The strike is embarked upon by labour unions seeking to force President Francois Hollande’s government into retreat on labour law reforms. The labour action by French railway and port workers halved train services prompting cancellation of ferry links to Britain on Wednesday.
There are also planned demonstrations by police who are seeking to vent their frustration over the stresses produced by near daily clashes with gangs of violent youths on the fringes of the anti-reform movement.
Truckers maintained blockades set up on Tuesday in a bid to strangle deliveries in and out of out of the country and food distribution depots while Brittany Ferries announced mass cancellations of connections between Britain and northern France, where port workers joined the industrial action.

At issue is one of Hollande’s flagship reforms a year from a presidential election – law changes designed to make it easier for employers to hire and fire staff and to opt out of cumbersome national rules in favour of in-house accords on pay.

Hollande says the change will encourage firms to recruit and combat an unemployment rate that has remained above 10 percent.

The 61-year-old leader has said he will not consider running for re-election if he fails to make inroads against joblessness. Critics say the reform will totally undermine the standards of protection enshrined for decades in national labour law.

The plan, which pollsters say is opposed by three in four French people, has provoked weeks of often violent protests.
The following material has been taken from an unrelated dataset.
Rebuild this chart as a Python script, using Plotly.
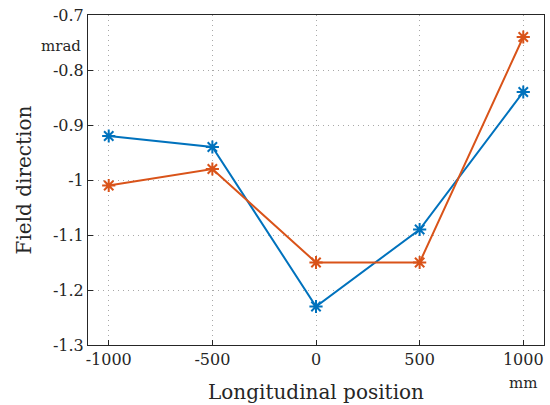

It has also increased pressure on police who were already stretched by extra duties following last November’s deadly militant Islamist attacks on France and are also gearing up for the Euro 2016 football tournament that kicks off on June 10.

Condemning what it described as mounting “anti-cop hatred”, the Alliance police union called for Wednesday’s rally in the Place de la Republique, a central Paris square that has seen regular skirmishes in past weeks between riot police and youths hurling petrol bombs and paving stones.